American book publishing and marketing company

Jenkins Group, Inc. is a book publishing and marketing company based in Traverse City, Michigan, USA. It was established in 1988 as Publisher's Design Service and Publisher's Distribution Service, then was incorporated as Jenkins Group in 1995. It provides custom book publishing and marketing services and has founded several book awards programs.

==Awards programs==

===Independent Publisher Book Awards===

A contest created in 1996 and nicknamed the "IPPY" Awards, this program is open to independently published titles written in English. According to its website, the awards seek to "reward those who exhibit the courage, innovation, and creativity to bring about change in the world of publishing." Entrants can choose from 88 general awards categories as well as e-book categories and regional categories in North America, Europe, and Oceania.

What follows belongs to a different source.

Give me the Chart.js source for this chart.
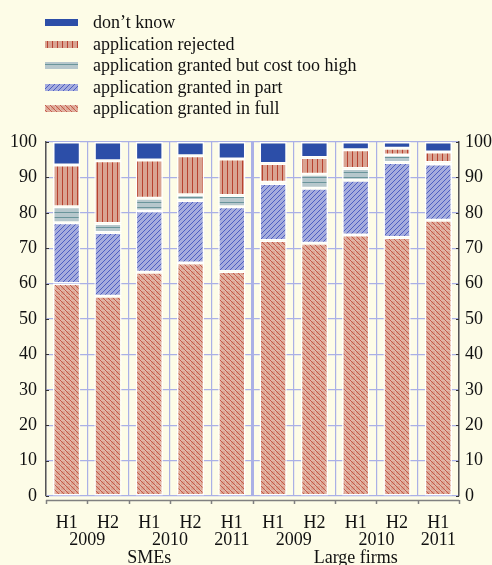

===Moonbeam Children's Book Awards===
This award was founded in 2006 and with its 40+ categories aims to recognize children's books that may otherwise have been overlooked by larger, more general contests. Since 2010, the awards ceremony has been held as part of the Traverse City Children's Book Festival.

===Axiom Business Book Awards===
Established in 2007, this program targets new and innovative works in the business world across 23 categories.

===Living Now Book Awards===
Living Now medals have been awarded to "lifestyle, homestyle, world-improvement and self-improvement" books since 2008, with a new digital media category introduced in 2021. In 2016, they also introduced the Evergreen Book Medals for titles created in the new millennium that contribute to "positive global change".

===eLit Book Awards===
This contest began in 2009 and awards 66 categories of electronic publishing. It includes not only books, but also publications such as author websites and book trailers.

===Illumination Book Awards===
The newest of Jenkins Group's award programs, Illumination was started in 2013 to recognize leading authors in Christian publishing.

===Criticism===
The awards established by Jenkins Group were criticized by Writer Beware, an advocacy blog sponsored by the Science Fiction and Fantasy Writers of America, listing them among others that purportedly benefit the organizer more than the winners and noting that "even among profiteers, however, Jenkins is unusual in the amount of extra merchandise it hawks to winners." The Alliance of Independent Authors also gave all six Jenkins awards its worst rating, reserved for "contests with more serious concerns". Notes for some of the contests included "relentless marketing and upselling" and "the site's FAQ notes that judges may not even read the books".

==Podcasts==

===Concept to Cover===
Established in 2023, Concept to Cover is a podcast hosted by Leah Nicholson that features editors, writers, and ghostwriters, and more leaders in the book industry.

===Behind The Cover===
Established in 2023, Behind The Cover is a podcast hosted by Amy Shamroe that features award-winning authors and a look behind the scenes with those in the book industry.